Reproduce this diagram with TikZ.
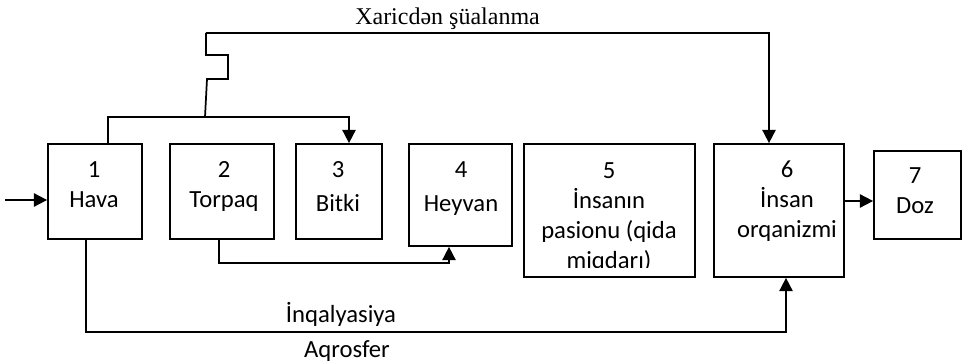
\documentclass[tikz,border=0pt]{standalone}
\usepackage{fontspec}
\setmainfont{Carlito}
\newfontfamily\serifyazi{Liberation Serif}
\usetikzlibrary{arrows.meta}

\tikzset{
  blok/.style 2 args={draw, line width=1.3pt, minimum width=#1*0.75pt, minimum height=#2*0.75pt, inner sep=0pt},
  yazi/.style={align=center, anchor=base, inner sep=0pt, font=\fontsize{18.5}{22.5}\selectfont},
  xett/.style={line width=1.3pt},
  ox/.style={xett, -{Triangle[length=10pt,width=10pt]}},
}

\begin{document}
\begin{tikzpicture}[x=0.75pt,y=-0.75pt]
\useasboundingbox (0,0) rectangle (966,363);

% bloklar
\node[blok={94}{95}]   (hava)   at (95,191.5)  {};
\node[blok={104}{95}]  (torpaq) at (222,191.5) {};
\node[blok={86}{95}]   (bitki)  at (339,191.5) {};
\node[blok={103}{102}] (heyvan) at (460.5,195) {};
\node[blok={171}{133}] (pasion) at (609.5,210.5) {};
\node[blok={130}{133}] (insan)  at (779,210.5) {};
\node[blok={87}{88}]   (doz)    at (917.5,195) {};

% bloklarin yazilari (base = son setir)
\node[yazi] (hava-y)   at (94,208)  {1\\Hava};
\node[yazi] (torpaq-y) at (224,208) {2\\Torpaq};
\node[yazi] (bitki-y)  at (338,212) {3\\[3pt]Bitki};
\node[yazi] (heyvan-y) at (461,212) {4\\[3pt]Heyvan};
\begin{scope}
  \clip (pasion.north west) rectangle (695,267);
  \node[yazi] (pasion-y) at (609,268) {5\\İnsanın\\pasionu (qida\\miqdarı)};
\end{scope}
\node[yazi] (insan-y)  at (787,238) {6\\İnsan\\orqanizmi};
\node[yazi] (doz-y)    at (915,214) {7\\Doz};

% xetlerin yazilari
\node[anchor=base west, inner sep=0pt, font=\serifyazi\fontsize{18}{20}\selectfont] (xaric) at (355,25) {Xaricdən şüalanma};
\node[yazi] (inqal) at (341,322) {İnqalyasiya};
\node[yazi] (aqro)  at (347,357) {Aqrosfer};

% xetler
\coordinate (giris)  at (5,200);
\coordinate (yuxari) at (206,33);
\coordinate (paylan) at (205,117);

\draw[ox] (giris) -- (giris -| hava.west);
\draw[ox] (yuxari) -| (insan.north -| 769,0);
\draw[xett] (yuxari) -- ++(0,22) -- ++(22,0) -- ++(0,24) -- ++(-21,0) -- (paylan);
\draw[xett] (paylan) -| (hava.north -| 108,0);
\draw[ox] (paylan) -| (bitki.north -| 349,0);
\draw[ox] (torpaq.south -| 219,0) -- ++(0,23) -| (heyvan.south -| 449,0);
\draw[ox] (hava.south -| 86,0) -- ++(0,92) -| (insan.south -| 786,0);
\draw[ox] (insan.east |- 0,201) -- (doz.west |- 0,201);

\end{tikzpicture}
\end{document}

==========

> **WHAT IS EXPECTED**:
Repeat the lines of the listing above verbatim, beginning at its first line and ending at the line containing "(paylan) at (205,117);", which is included. Omit pictures.

> **EXERCISE RESPONSE**:
Reproduce this diagram with TikZ.
\documentclass[tikz,border=0pt]{standalone}
\usepackage{fontspec}
\setmainfont{Carlito}
\newfontfamily\serifyazi{Liberation Serif}
\usetikzlibrary{arrows.meta}

\tikzset{
  blok/.style 2 args={draw, line width=1.3pt, minimum width=#1*0.75pt, minimum height=#2*0.75pt, inner sep=0pt},
  yazi/.style={align=center, anchor=base, inner sep=0pt, font=\fontsize{18.5}{22.5}\selectfont},
  xett/.style={line width=1.3pt},
  ox/.style={xett, -{Triangle[length=10pt,width=10pt]}},
}

\begin{document}
\begin{tikzpicture}[x=0.75pt,y=-0.75pt]
\useasboundingbox (0,0) rectangle (966,363);

% bloklar
\node[blok={94}{95}]   (hava)   at (95,191.5)  {};
\node[blok={104}{95}]  (torpaq) at (222,191.5) {};
\node[blok={86}{95}]   (bitki)  at (339,191.5) {};
\node[blok={103}{102}] (heyvan) at (460.5,195) {};
\node[blok={171}{133}] (pasion) at (609.5,210.5) {};
\node[blok={130}{133}] (insan)  at (779,210.5) {};
\node[blok={87}{88}]   (doz)    at (917.5,195) {};

% bloklarin yazilari (base = son setir)
\node[yazi] (hava-y)   at (94,208)  {1\\Hava};
\node[yazi] (torpaq-y) at (224,208) {2\\Torpaq};
\node[yazi] (bitki-y)  at (338,212) {3\\[3pt]Bitki};
\node[yazi] (heyvan-y) at (461,212) {4\\[3pt]Heyvan};
\begin{scope}
  \clip (pasion.north west) rectangle (695,267);
  \node[yazi] (pasion-y) at (609,268) {5\\İnsanın\\pasionu (qida\\miqdarı)};
\end{scope}
\node[yazi] (insan-y)  at (787,238) {6\\İnsan\\orqanizmi};
\node[yazi] (doz-y)    at (915,214) {7\\Doz};

% xetlerin yazilari
\node[anchor=base west, inner sep=0pt, font=\serifyazi\fontsize{18}{20}\selectfont] (xaric) at (355,25) {Xaricdən şüalanma};
\node[yazi] (inqal) at (341,322) {İnqalyasiya};
\node[yazi] (aqro)  at (347,357) {Aqrosfer};

% xetler
\coordinate (giris)  at (5,200);
\coordinate (yuxari) at (206,33);
\coordinate (paylan) at (205,117);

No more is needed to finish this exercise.